When you lose important people in your life, you miss them every day. However, there’s no time when that absence is felt more strongly than during Christmas. Christmas can be stressful under the best of circumstances, and for Martin Riggs, the loss of his wife becomes too much to bear. With no family, Riggs contemplates suicide early on but thanks to a new partner and the circumstances surrounding the case they’re working together, Riggs finds a new lease on life echoing that of George Bailey.

I certainly wouldn’t want to live in a world without Martin Riggs, thank you very much- cue that “Jingle Bell Rock”!

Batman Returns

Well, I certainly feel like this is the one alternative Christmas movie I might get the least pushback on. Most people would tend to agree that Batman Returns, while not a traditional Christmas film, still has more than enough of those Christmas aesthetics to qualify as one along with the fact the entire movie is set during the season with Gotham covered in snow and the streets decked out with trees, lights and candy colors. From the red and white of the Penguin’s umbrella to the snow-covered streets of Gotham, the director is dedicated to keeping us steeped in the Christmas spirit. Even Max Schreck’s prototype power plant is all Christmassy, with its red-and-white-striped smokestacks. Speaking of the bastard, with his tousled white hair, red bow tie, and nefarious plans to steal all of the energy from Gotham’s girls and boys, he plays very well as an evil mirror of Santa Claus. How can anyone really deny the Holiday vibin’ here? Yet here we are.
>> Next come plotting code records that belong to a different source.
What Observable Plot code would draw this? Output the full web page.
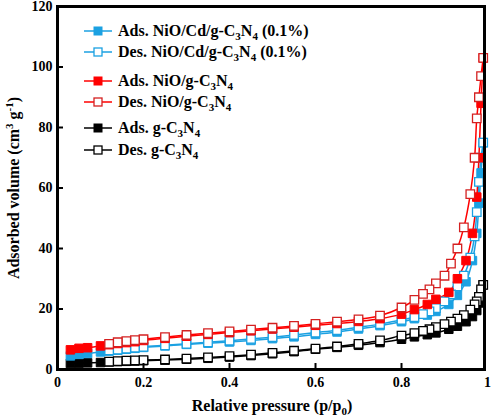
<!DOCTYPE html>
<html>
<head>
<meta charset="utf-8">
<script src="https://cdn.jsdelivr.net/npm/d3@7"></script>
<script src="https://cdn.jsdelivr.net/npm/@observablehq/plot@0.6"></script>
<style>
  html, body { margin: 0; padding: 0; background: #fff; }
  svg { display: block; }
</style>
</head>
<body>
<div id="chart"></div>
<script>
// Relative pressure points (adsorption branch, ascending)
const pAds = [0.03, 0.05, 0.07, 0.10, 0.12, 0.14, 0.16, 0.18, 0.20, 0.25, 0.30, 0.35, 0.40, 0.45, 0.50, 0.55, 0.60, 0.65, 0.70, 0.75, 0.80, 0.83, 0.86, 0.88, 0.91, 0.93, 0.95, 0.965, 0.975, 0.98, 0.985, 0.99];
// Relative pressure points (desorption branch)
const pDes = [0.99, 0.985, 0.98, 0.975, 0.97, 0.96, 0.945, 0.93, 0.915, 0.90, 0.88, 0.865, 0.85, 0.83, 0.80, 0.75, 0.70, 0.65, 0.60, 0.55, 0.50, 0.45, 0.40, 0.35, 0.30, 0.25, 0.20, 0.18, 0.16, 0.14, 0.12];

// NiO/Cd/g-C3N4 (0.1%)
const niocdAds = [4.5, 5.0, 5.3, 5.8, 6.1, 6.4, 6.7, 7.0, 7.3, 7.8, 8.3, 8.7, 9.1, 9.6, 10.2, 10.8, 11.6, 12.4, 13.4, 14.5, 15.8, 16.8, 18.0, 19.2, 21.5, 24.5, 29, 36, 45, 55, 65, 75];
const niocdDes = [75, 70, 62, 52, 44, 37, 31, 27.5, 24.8, 22.5, 20.3, 19.2, 18.3, 17.3, 16.4, 15.0, 14.0, 13.0, 12.2, 11.4, 10.7, 10.1, 9.5, 9.0, 8.5, 8.0, 7.5, 7.2, 6.9, 6.6, 6.3];
// NiO/g-C3N4
const nioAds = [6.5, 7.0, 7.2, 7.8, 8.2, 8.6, 8.9, 9.2, 9.6, 10.3, 11.0, 11.6, 12.2, 12.8, 13.4, 14.0, 14.6, 15.2, 15.9, 16.8, 18.3, 19.8, 21.5, 23.2, 25.5, 30, 36, 45, 57, 70, 88, 103];
const nioDes = [103, 97, 90, 83, 70, 58, 47, 40, 35, 31, 28.5, 26.5, 25, 23, 20.5, 17.8, 16.6, 15.8, 15.1, 14.4, 13.8, 13.2, 12.6, 12.0, 11.4, 10.7, 10.0, 9.7, 9.4, 9.0, 8.5];
// g-C3N4
const gcnAds = [2.0, 2.1, 2.2, 2.3, 2.5, 2.6, 2.7, 2.8, 2.9, 3.1, 3.4, 3.7, 4.1, 4.6, 5.2, 5.9, 6.7, 7.3, 8.0, 8.9, 10.0, 10.8, 11.5, 12.1, 13.3, 14.3, 15.8, 17.5, 19.5, 22, 25, 28];
const gcnDes = [28, 26.5, 24, 22.5, 21.5, 19.8, 18.0, 16.8, 15.8, 15.0, 14.0, 13.3, 12.8, 12.0, 11.2, 9.6, 8.5, 7.6, 6.9, 6.2, 5.5, 4.9, 4.4, 4.0, 3.6, 3.3, 3.1, 3.0, 2.9, 2.8, 2.6];

const xTicks = [0, 0.2, 0.4, 0.6, 0.8, 1];
const yTicks = [0, 20, 40, 60, 80, 100, 120];

const blue = "#1ba1e2", red = "#ff0000", black = "#000000";
const seriesDefs = [
  {label: "Ads. NiO/Cd/g-C", tail: " (0.1%)", p: pAds, v: niocdAds, color: blue, open: false, ms: blue},
  {label: "Des. NiO/Cd/g-C", tail: " (0.1%)", p: pDes, v: niocdDes, color: blue, open: true, ms: blue},
  {label: "Ads. NiO/g-C", tail: "", p: pAds, v: nioAds, color: red, open: false, ms: red},
  {label: "Des. NiO/g-C", tail: "", p: pDes, v: nioDes, color: red, open: true, ms: "#d42020"},
  {label: "Ads. g-C", tail: "", p: pAds, v: gcnAds, color: black, open: false, ms: black},
  {label: "Des. g-C", tail: "", p: pDes, v: gcnDes, color: black, open: true, ms: black}
];
const rows = s => s.p.map((x, i) => ({p: x, v: s.v[i]}));

const xDomain = [0, 0.993], yDomain = [0, 120];
const drawOrder = [4, 5, 0, 1, 2, 3];
const marks = [];
for (const i of drawOrder) {
  const s = seriesDefs[i];
  marks.push(Plot.line(rows(s), {x: "p", y: "v", stroke: s.color, strokeWidth: 1.5, curve: "catmull-rom", sort: "p"}));
}
for (const i of drawOrder) {
  const s = seriesDefs[i];
  marks.push(Plot.dot(rows(s), {x: "p", y: "v", symbol: "square", r: 4.8,
    fill: s.open ? "white" : s.color, stroke: s.ms, strokeWidth: s.open ? 1.3 : 1}));
}
// inward tick marks
const tickLenX = (yDomain[1] - yDomain[0]) * 6 / 364;
const tickLenY = (xDomain[1] - xDomain[0]) * 6 / 427;
marks.push(Plot.ruleX(xTicks.filter(t => t > 0 && t < 1), {x: d => d, y1: yDomain[0], y2: yDomain[0] + tickLenX, stroke: "black", strokeWidth: 2}));
marks.push(Plot.ruleY(yTicks.filter(t => t > 0 && t < 120), {y: d => d, x1: xDomain[0], x2: xDomain[0] + tickLenY, stroke: "black", strokeWidth: 2}));
marks.push(Plot.frame({stroke: "black", strokeWidth: 3}));

const chart = Plot.plot({
  width: 492, height: 416,
  marginTop: 6, marginBottom: 47, marginLeft: 57, marginRight: 8,
  style: {fontFamily: "'Liberation Serif', 'Times New Roman', serif", fontWeight: "bold", fontSize: "14px", background: "white", color: "black"},
  x: {domain: xDomain, ticks: xTicks, tickFormat: d => (d === 0 || d === 1) ? String(d) : d.toFixed(1), tickSize: 0, tickPadding: 8, label: null},
  y: {domain: yDomain, ticks: yTicks, tickSize: 0, tickPadding: 5, label: null},
  marks
});
document.getElementById("chart").appendChild(chart);

// Axis titles and legend (with sub/superscripts)
const svg = d3.select(chart);
const font = "bold 16px 'Liberation Serif', 'Times New Roman', serif";
const xt = svg.append("text").attr("x", 272).attr("y", 411).attr("text-anchor", "middle").style("font", font).attr("fill", "black");
xt.append("tspan").text("Relative pressure (p/p");
xt.append("tspan").attr("dy", 4).style("font-size", "11px").text("0");
xt.append("tspan").attr("dy", -4).text(")");

const yt = svg.append("text").attr("transform", "translate(19,188) rotate(-90)").attr("text-anchor", "middle").style("font", font).attr("fill", "black");
yt.append("tspan").text("Adsorbed volume (cm");
yt.append("tspan").attr("dy", -6).style("font-size", "11px").text("3");
yt.append("tspan").attr("dy", 6).text(" g");
yt.append("tspan").attr("dy", -6).style("font-size", "11px").text("-1");
yt.append("tspan").attr("dy", 6).text(")");

const legY = [31, 52, 81, 102, 128, 150];
seriesDefs.forEach((s, i) => {
  const g = svg.append("g").attr("transform", `translate(0,${legY[i]})`);
  g.append("line").attr("x1", 84).attr("x2", 112).attr("y1", 0).attr("y2", 0).attr("stroke", s.color).attr("stroke-width", 1.5);
  g.append("rect").attr("x", 94).attr("y", -4).attr("width", 8).attr("height", 8)
    .attr("fill", s.open ? "white" : s.color).attr("stroke", s.ms).attr("stroke-width", s.open ? 1.3 : 1);
  const t = g.append("text").attr("x", 118).attr("y", 5).attr("text-anchor", "start").style("font", font).attr("fill", "black");
  t.append("tspan").text(s.label);
  t.append("tspan").attr("dy", 4).style("font-size", "11px").text("3");
  t.append("tspan").attr("dy", -4).text("N");
  t.append("tspan").attr("dy", 4).style("font-size", "11px").text("4");
  if (s.tail) t.append("tspan").attr("dy", -4).text(s.tail);
});
</script>
</body>
</html>
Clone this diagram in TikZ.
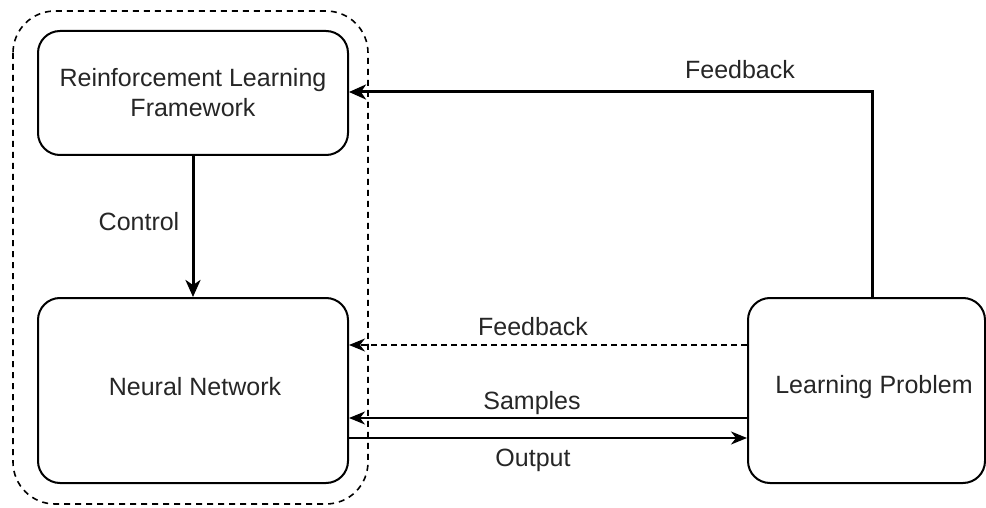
\documentclass[tikz,border=0pt]{standalone}
\usepackage{fontspec}
\setmainfont{Liberation Sans}
\usetikzlibrary{arrows.meta}
\begin{document}
\begin{tikzpicture}[x=1pt,y=-1pt,
  box/.style={draw=black,line width=2pt,rounded corners=22pt,fill=white},
  lbl/.style={font=\fontsize{25}{30}\selectfont,text=black!85,inner sep=0pt},
  thick arrow/.style={-{Stealth[length=17pt,width=15pt,inset=5pt]},line width=3pt},
  thin arrow/.style={-{Stealth[length=16pt,width=13pt,inset=5pt]},line width=2pt},
  group/.style={draw=black,line width=1.6pt,dash pattern=on 6pt off 5pt,rounded corners=42pt}]
\useasboundingbox (0,0) rectangle (986,508);
\draw[group] (13,11) rectangle (368,504);
\node[box,minimum width=310pt,minimum height=124pt] (rl) at (193,93) {};
\node[lbl,align=center] (rlt) at (193,93) {Reinforcement Learning\\Framework};
\node[box,minimum width=310pt,minimum height=185pt] (nn) at (193,390.5) {};
\node[lbl] (nnt) at (195,387) {Neural Network};
\node[box,minimum width=237pt,minimum height=185pt] (lp) at (866.5,390.5) {};
\node[lbl] (lpt) at (874,387) {Learning Problem};
\coordinate (corner) at (872,92);
\draw[thick arrow] (lp.north -| corner) -- (corner) -- (rl.east |- corner);
\node[lbl] (fb1) at (740,70) {Feedback};
\draw[thick arrow] (rl.south) -- (nn.north);
\node[lbl] (ctl) at (139,222) {Control};
\coordinate (yfb) at (0,345);
\coordinate (ysa) at (0,418);
\coordinate (yout) at (0,438);
\draw[thin arrow,dash pattern=on 6pt off 4pt] (lp.west |- yfb) -- (nn.east |- yfb);
\node[lbl] (fb2) at (533,327) {Feedback};
\draw[thin arrow] (lp.west |- ysa) -- (nn.east |- ysa);
\node[lbl] (smp) at (532,403) {Samples};
\draw[thin arrow] (nn.east |- yout) -- (lp.west |- yout);
\node[lbl] (out) at (533,460) {Output};
\end{tikzpicture}
\end{document}
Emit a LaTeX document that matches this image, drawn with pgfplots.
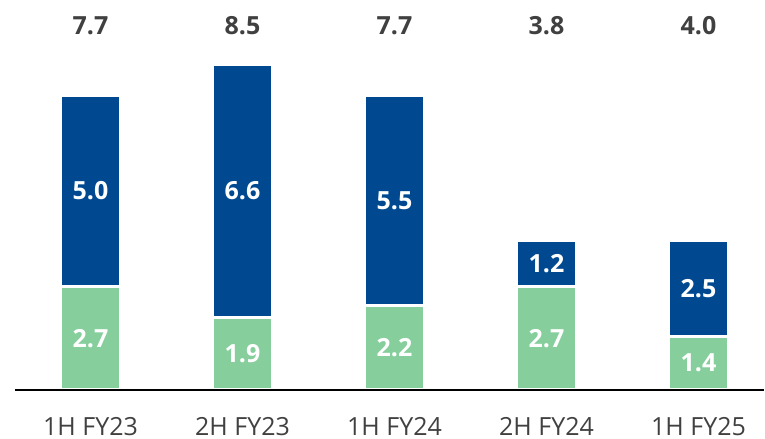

Still fighting the good fight to ensure its place among the Hallmark Holiday Movie classics.

Tim Burton’s Batman Returns is a unique film that explores both its heroes and villains deeply as tragic, lonely misfits trying to find meaning during the holidays. Kind of like the “Island of Misfit Toys” in Rudolph but with homicidal tendencies. This movie succeeds on so many levels in invoking the spirit of the holidays in a dark, and gothic way that is unlike any other film on this list.

And maybe, one day Batman Returns will be held in the highest regard as one of the greatest Christmas stories of all time. Because hey, “Things change”.